> What you should do: Starting with the first line of the data below, copy each line up to and including the one containing "F: '#c5e0b4', H: '#f3f5f3'". Pictures stay out.

> Data excerpt:

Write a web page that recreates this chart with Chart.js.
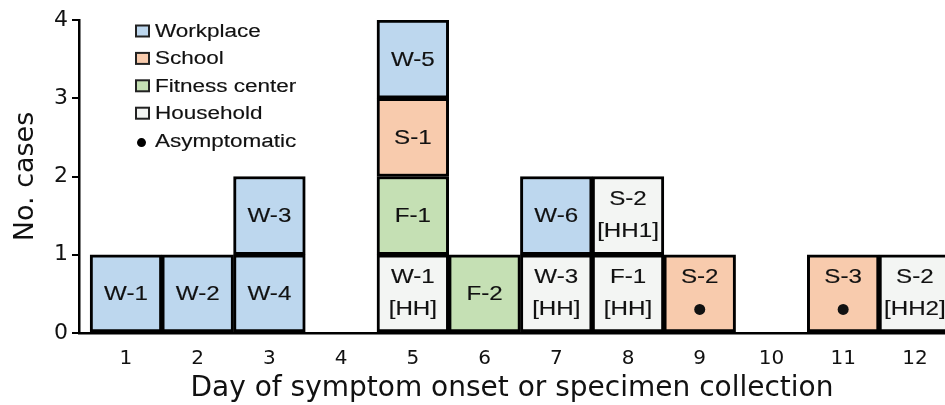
<!DOCTYPE html>
<html>
<head>
<meta charset="utf-8">
<script src="https://cdn.jsdelivr.net/npm/chart.js@4"></script>
<style>
  html, body { margin: 0; padding: 0; background: #fff; }
  #wrap { width: 945px; height: 405px; }
</style>
</head>
<body>
<div id="wrap"><canvas id="chart"></canvas></div>
<script>
// days on the x axis
const days = [1, 2, 3, 4, 5, 6, 7, 8, 9, 10, 11, 12];
const yTicks = [0, 1, 2, 3, 4];

// setting of each case, by stack level (W workplace, S school, F fitness, H household)
const level1Setting = ['W', 'W', 'W', null, 'H', 'F', 'H', 'H', 'S', null, 'S', 'H'];
const level1Label = ['W-1', 'W-2', 'W-4', null, 'W-1\n[HH]', 'F-2', 'W-3\n[HH]', 'F-1\n[HH]', 'S-2', null, 'S-3', 'S-2\n[HH2]'];
const level1Asym = [0, 0, 0, 0, 0, 0, 0, 0, 1, 0, 1, 0];

const level2Setting = [null, null, 'W', null, 'F', null, 'W', 'H', null, null, null, null];
const level2Label = [null, null, 'W-3', null, 'F-1', null, 'W-6', 'S-2\n[HH1]', null, null, null, null];

const level3Setting = [null, null, null, null, 'S', null, null, null, null, null, null, null];
const level3Label = [null, null, null, null, 'S-1', null, null, null, null, null, null, null];

const level4Setting = [null, null, null, null, 'W', null, null, null, null, null, null, null];
const level4Label = [null, null, null, null, 'W-5', null, null, null, null, null, null, null];

const legendNames = ['Workplace', 'School', 'Fitness center', 'Household', 'Asymptomatic'];
const legendKeys = ['W', 'S', 'F', 'H', 'dot'];

const colors = { W: '#bdd7ee', S: '#f8cbad', F: '#c5e0b4', H: '#f3f5f3' };

function makeLevel(settings, labels, asym) {
  const pts = [], bg = [], txt = [], dots = [];
  for (let i = 0; i < days.length; i++) {
    if (!settings[i]) continue;
    pts.push({ x: days[i], y: 1 });
    bg.push(colors[settings[i]]);
    txt.push(labels[i]);
    dots.push(asym ? asym[i] : 0);
  }
  return {
    data: pts,
    backgroundColor: bg,
    borderColor: '#000',
    borderWidth: 3,
    borderSkipped: false,
    barPercentage: 1,
    categoryPercentage: 1,
    caseLabels: txt,
    asym: dots
  };
}

// text stretched sideways like the original figure
function wideText(ctx, text, x, y, sx) {
  ctx.save();
  ctx.translate(x, y);
  ctx.scale(sx, 1);
  ctx.strokeText(text, 0, 0);
  ctx.fillText(text, 0, 0);
  ctx.restore();
}

const boxLabels = {
  id: 'boxLabels',
  afterDatasetsDraw(chart) {
    const ctx = chart.ctx;
    ctx.save();
    ctx.beginPath();
    ctx.rect(chart.chartArea.left, 0, chart.chartArea.right - chart.chartArea.left, chart.height);
    ctx.clip();
    ctx.fillStyle = '#111';
    ctx.strokeStyle = '#111';
    ctx.lineWidth = 0.15;
    ctx.font = '21px "Liberation Sans", Arial, sans-serif';
    ctx.textAlign = 'center';
    ctx.textBaseline = 'middle';
    const sx = 1.15;
    chart.data.datasets.forEach((ds, di) => {
      const meta = chart.getDatasetMeta(di);
      meta.data.forEach((el, i) => {
        const cx = el.x;
        const cy = (el.y + el.base) / 2;
        const lines = ds.caseLabels[i].split('\n');
        if (ds.asym[i]) {
          wideText(ctx, lines[0], cx, cy - 16, sx);
          ctx.beginPath();
          ctx.arc(cx, cy + 16, 5.5, 0, Math.PI * 2);
          ctx.fill();
        } else if (lines.length === 2) {
          wideText(ctx, lines[0], cx, cy - 16, sx);
          wideText(ctx, lines[1], cx, cy + 16, sx);
        } else {
          wideText(ctx, lines[0], cx, cy + 1, sx);
        }
      });
    });
    ctx.restore();

    // legend
    ctx.save();
    ctx.font = '18px "Liberation Sans", Arial, sans-serif';
    ctx.textAlign = 'left';
    ctx.textBaseline = 'middle';
    legendNames.forEach((name, i) => {
      const y = 31 + i * 27.4;
      if (legendKeys[i] === 'dot') {
        ctx.fillStyle = '#000';
        ctx.beginPath();
        ctx.arc(141.5, y + 2, 4.5, 0, Math.PI * 2);
        ctx.fill();
      } else {
        ctx.fillStyle = colors[legendKeys[i]];
        ctx.fillRect(136, y - 5.5, 13, 11);
        ctx.strokeStyle = '#222';
        ctx.lineWidth = 2;
        ctx.strokeRect(136, y - 5.5, 13, 11);
      }
      ctx.fillStyle = '#111';
      ctx.strokeStyle = '#111';
      ctx.lineWidth = 0.15;
      wideText(ctx, name, 155, y + 1, 1.25);
    });
    ctx.restore();
  }
};

new Chart(document.getElementById('chart'), {
  type: 'bar',
  data: {
    datasets: [
      makeLevel(level1Setting, level1Label, level1Asym),
      makeLevel(level2Setting, level2Label),
      makeLevel(level3Setting, level3Label),
      makeLevel(level4Setting, level4Label)
    ]
  },
  options: {
    responsive: true,
    maintainAspectRatio: false,
    animation: false,
    layout: { padding: { top: 20, left: 0, right: 0, bottom: 0 } },
    plugins: { legend: { display: false }, tooltip: { enabled: false } },
    scales: {
      x: {
        type: 'linear',
        stacked: true,
        offset: false,
        min: 0.345,
        max: 12.42,
        afterBuildTicks: (s) => { s.ticks = days.map(v => ({ value: v })); },
        afterFit: (s) => { s.height = 72; },
        grid: { display: false, drawTicks: false, offset: false },
        border: { color: '#000', width: 2.5 },
        ticks: {
          color: '#111',
          font: { family: '"DejaVu Sans", sans-serif', size: 20 },
          padding: 14,
          maxRotation: 0,
          autoSkip: false
        },
        title: {
          display: true,
          text: 'Day of symptom onset or specimen collection',
          color: '#111',
          font: { family: '"DejaVu Sans", sans-serif', size: 28 },
          padding: { top: 0, bottom: -1 }
        }
      },
      y: {
        stacked: true,
        min: 0,
        max: 4,
        afterBuildTicks: (s) => { s.ticks = yTicks.map(v => ({ value: v })); },
        afterFit: (s) => { s.width = 79; },
        grid: { drawOnChartArea: false, color: '#000', lineWidth: 2, tickLength: 7 },
        border: { color: '#000', width: 2.5 },
        ticks: {
          color: '#111',
          font: { family: '"DejaVu Sans", sans-serif', size: 22 },
          padding: 4
        },
        title: {
          display: true,
          text: 'No. cases',
          color: '#111',
          font: { family: '"DejaVu Sans", sans-serif', size: 27 },
          padding: { top: 10, bottom: 0 }
        }
      }
    }
  },
  plugins: [boxLabels]
});
</script>
</body>
</html>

> Result for this task:
Write a web page that recreates this chart with Chart.js.
<!DOCTYPE html>
<html>
<head>
<meta charset="utf-8">
<script src="https://cdn.jsdelivr.net/npm/chart.js@4"></script>
<style>
  html, body { margin: 0; padding: 0; background: #fff; }
  #wrap { width: 945px; height: 405px; }
</style>
</head>
<body>
<div id="wrap"><canvas id="chart"></canvas></div>
<script>
// days on the x axis
const days = [1, 2, 3, 4, 5, 6, 7, 8, 9, 10, 11, 12];
const yTicks = [0, 1, 2, 3, 4];

// setting of each case, by stack level (W workplace, S school, F fitness, H household)
const level1Setting = ['W', 'W', 'W', null, 'H', 'F', 'H', 'H', 'S', null, 'S', 'H'];
const level1Label = ['W-1', 'W-2', 'W-4', null, 'W-1\n[HH]', 'F-2', 'W-3\n[HH]', 'F-1\n[HH]', 'S-2', null, 'S-3', 'S-2\n[HH2]'];
const level1Asym = [0, 0, 0, 0, 0, 0, 0, 0, 1, 0, 1, 0];

const level2Setting = [null, null, 'W', null, 'F', null, 'W', 'H', null, null, null, null];
const level2Label = [null, null, 'W-3', null, 'F-1', null, 'W-6', 'S-2\n[HH1]', null, null, null, null];

const level3Setting = [null, null, null, null, 'S', null, null, null, null, null, null, null];
const level3Label = [null, null, null, null, 'S-1', null, null, null, null, null, null, null];

const level4Setting = [null, null, null, null, 'W', null, null, null, null, null, null, null];
const level4Label = [null, null, null, null, 'W-5', null, null, null, null, null, null, null];

const legendNames = ['Workplace', 'School', 'Fitness center', 'Household', 'Asymptomatic'];
const legendKeys = ['W', 'S', 'F', 'H', 'dot'];

const colors = { W: '#bdd7ee', S: '#f8cbad', F: '#c5e0b4', H: '#f3f5f3' };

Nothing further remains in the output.